- [TASK OBJECTIVE]: Write out the listing below in full and exactly, leaving out every picture.

★ ★ ★

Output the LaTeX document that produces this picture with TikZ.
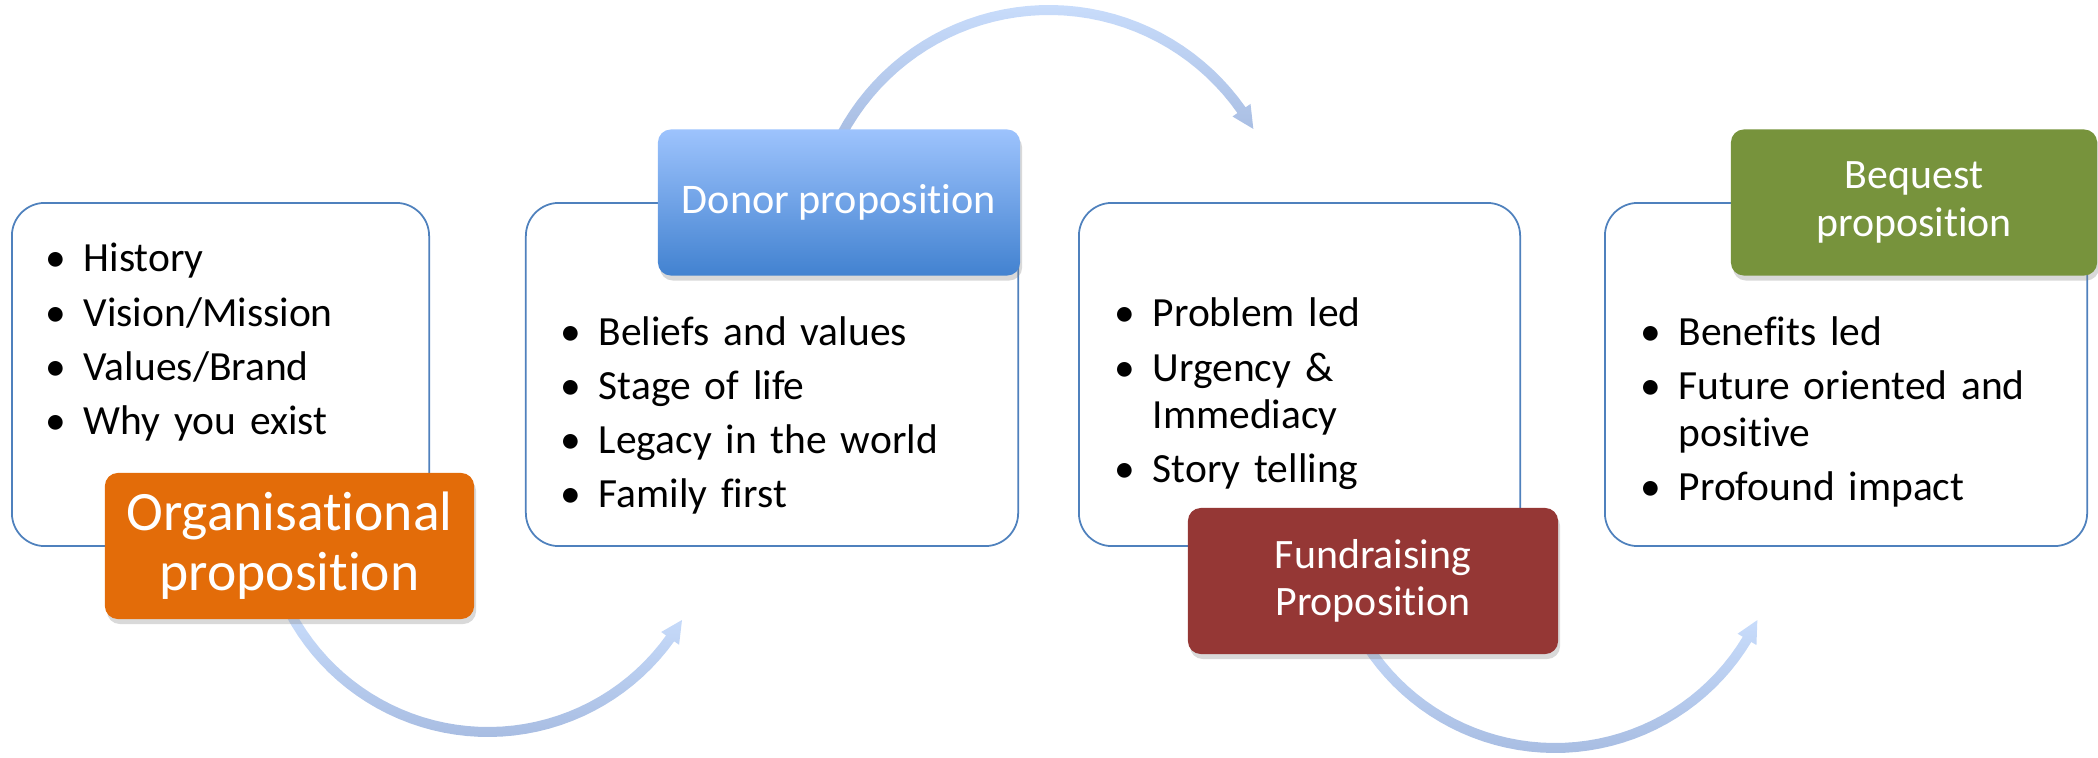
\documentclass[tikz,border=0pt]{standalone}
\usepackage{fontspec}
\setmainfont{Carlito}[Ligatures=NoCommon]
\usetikzlibrary{shadows}

\definecolor{panelblue}{HTML}{4F81BD}
\definecolor{orgorange}{HTML}{E36C09}
\definecolor{fundred}{HTML}{953735}
\definecolor{bequestgreen}{HTML}{77933C}
\definecolor{donortop}{HTML}{9DC3FD}
\definecolor{donorbottom}{HTML}{4282D0}
\definecolor{arrowlight}{HTML}{C8DCFB}
\definecolor{arrowdark}{HTML}{A8BDE2}

\tikzset{
  panel/.style={draw=panelblue, line width=0.5pt, fill=white, rounded corners=0.33cm, inner sep=0pt, minimum height=3.43cm},
  tag/.style={rounded corners=0.13cm, text=white, align=center, inner sep=0pt, minimum height=1.46cm,
    drop shadow={shadow xshift=0.02cm, shadow yshift=-0.05cm, opacity=0.3}},
  items/.style={anchor=base west, inner sep=0pt, text width=4cm, align=left, font=\fontsize{11.8}{13.4}\selectfont},
}
\newcommand{\bul}{\leavevmode\llap{\textbullet\hspace{5pt}}}
% centre x, centre y, radius, start angle, head base angle, tip angle
\newcommand{\sweeparrow}[6]{%
  \shade[top color=arrowlight, bottom color=arrowdark]
    plot[domain=#4:#5, samples=40] ({#1+(#3+5)*cos(\x)},{#2+(#3+5)*sin(\x)})
    -- ({#1+(#3+11)*cos(#5)},{#2+(#3+11)*sin(#5)})
    -- ({#1+#3*cos(#6)},{#2+#3*sin(#6)})
    -- ({#1+(#3-11)*cos(#5)},{#2+(#3-11)*sin(#5)})
    -- plot[domain=#5:#4, samples=40] ({#1+(#3-5)*cos(\x)},{#2+(#3-5)*sin(\x)})
    -- cycle;}

\begin{document}
\begin{tikzpicture}[x=0.01cm, y=-0.01cm]
\useasboundingbox (0,0) rectangle (2098,758);

\node[panel, minimum width=4.17cm] (orgbox) at (220.5,374.5) {};
\node[panel, minimum width=4.92cm] (donorbox) at (772,374.5) {};
\node[panel, minimum width=4.41cm] (fundbox) at (1299.5,374.5) {};
\node[panel, minimum width=4.82cm] (bequestbox) at (1846,374.5) {};

\node[items] (orglist) at (83,272) {\bul History\\[2pt]\bul Vision/Mission\\[2pt]\bul Values/Brand\\[2pt]\bul Why you exist};
\node[items] (donorlist) at (598,345) {\bul Beliefs and values\\[2pt]\bul Stage of life\\[2pt]\bul Legacy in the world\\[2pt]\bul Family first};
\node[items] (fundlist) at (1152,327) {\bul Problem led\\[2pt]\bul Urgency \&\\Immediacy\\[2pt]\bul Story telling};
\node[items] (bequestlist) at (1678,345) {\bul Benefits led\\[2pt]\bul Future oriented and\\positive\\[2pt]\bul Profound impact};

\sweeparrow{488}{508}{224}{152}{35.6}{30}
\sweeparrow{1049}{245}{235}{208}{325}{330.4}
\sweeparrow{1555}{524}{224}{147}{31}{25.4}

\node[tag, fill=orgorange, minimum width=3.69cm, font=\fontsize{15.8}{17.1}\selectfont] (org) at (289.5,546) {Organisational\\proposition};
\node[tag, top color=donortop, bottom color=donorbottom, minimum width=3.62cm, font=\fontsize{12}{14}\selectfont] (donor) at (839,202.5) {Donor proposition};
\node[tag, fill=fundred, minimum width=3.70cm, font=\fontsize{11.9}{13.4}\selectfont] (fund) at (1373,581) {Fundraising\\Proposition};
\node[tag, fill=bequestgreen, minimum width=3.66cm, font=\fontsize{11.9}{13.4}\selectfont] (bequest) at (1914,202.5) {Bequest\\proposition};
\end{tikzpicture}
\end{document}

★ ★ ★

- [COMPLETE ANSWER]:
Output the LaTeX document that produces this picture with TikZ.
\documentclass[tikz,border=0pt]{standalone}
\usepackage{fontspec}
\setmainfont{Carlito}[Ligatures=NoCommon]
\usetikzlibrary{shadows}

\definecolor{panelblue}{HTML}{4F81BD}
\definecolor{orgorange}{HTML}{E36C09}
\definecolor{fundred}{HTML}{953735}
\definecolor{bequestgreen}{HTML}{77933C}
\definecolor{donortop}{HTML}{9DC3FD}
\definecolor{donorbottom}{HTML}{4282D0}
\definecolor{arrowlight}{HTML}{C8DCFB}
\definecolor{arrowdark}{HTML}{A8BDE2}

\tikzset{
  panel/.style={draw=panelblue, line width=0.5pt, fill=white, rounded corners=0.33cm, inner sep=0pt, minimum height=3.43cm},
  tag/.style={rounded corners=0.13cm, text=white, align=center, inner sep=0pt, minimum height=1.46cm,
    drop shadow={shadow xshift=0.02cm, shadow yshift=-0.05cm, opacity=0.3}},
  items/.style={anchor=base west, inner sep=0pt, text width=4cm, align=left, font=\fontsize{11.8}{13.4}\selectfont},
}
\newcommand{\bul}{\leavevmode\llap{\textbullet\hspace{5pt}}}
% centre x, centre y, radius, start angle, head base angle, tip angle
\newcommand{\sweeparrow}[6]{%
  \shade[top color=arrowlight, bottom color=arrowdark]
    plot[domain=#4:#5, samples=40] ({#1+(#3+5)*cos(\x)},{#2+(#3+5)*sin(\x)})
    -- ({#1+(#3+11)*cos(#5)},{#2+(#3+11)*sin(#5)})
    -- ({#1+#3*cos(#6)},{#2+#3*sin(#6)})
    -- ({#1+(#3-11)*cos(#5)},{#2+(#3-11)*sin(#5)})
    -- plot[domain=#5:#4, samples=40] ({#1+(#3-5)*cos(\x)},{#2+(#3-5)*sin(\x)})
    -- cycle;}

\begin{document}
\begin{tikzpicture}[x=0.01cm, y=-0.01cm]
\useasboundingbox (0,0) rectangle (2098,758);

\node[panel, minimum width=4.17cm] (orgbox) at (220.5,374.5) {};
\node[panel, minimum width=4.92cm] (donorbox) at (772,374.5) {};
\node[panel, minimum width=4.41cm] (fundbox) at (1299.5,374.5) {};
\node[panel, minimum width=4.82cm] (bequestbox) at (1846,374.5) {};

\node[items] (orglist) at (83,272) {\bul History\\[2pt]\bul Vision/Mission\\[2pt]\bul Values/Brand\\[2pt]\bul Why you exist};
\node[items] (donorlist) at (598,345) {\bul Beliefs and values\\[2pt]\bul Stage of life\\[2pt]\bul Legacy in the world\\[2pt]\bul Family first};
\node[items] (fundlist) at (1152,327) {\bul Problem led\\[2pt]\bul Urgency \&\\Immediacy\\[2pt]\bul Story telling};
\node[items] (bequestlist) at (1678,345) {\bul Benefits led\\[2pt]\bul Future oriented and\\positive\\[2pt]\bul Profound impact};

\sweeparrow{488}{508}{224}{152}{35.6}{30}
\sweeparrow{1049}{245}{235}{208}{325}{330.4}
\sweeparrow{1555}{524}{224}{147}{31}{25.4}

\node[tag, fill=orgorange, minimum width=3.69cm, font=\fontsize{15.8}{17.1}\selectfont] (org) at (289.5,546) {Organisational\\proposition};
\node[tag, top color=donortop, bottom color=donorbottom, minimum width=3.62cm, font=\fontsize{12}{14}\selectfont] (donor) at (839,202.5) {Donor proposition};
\node[tag, fill=fundred, minimum width=3.70cm, font=\fontsize{11.9}{13.4}\selectfont] (fund) at (1373,581) {Fundraising\\Proposition};
\node[tag, fill=bequestgreen, minimum width=3.66cm, font=\fontsize{11.9}{13.4}\selectfont] (bequest) at (1914,202.5) {Bequest\\proposition};
\end{tikzpicture}
\end{document}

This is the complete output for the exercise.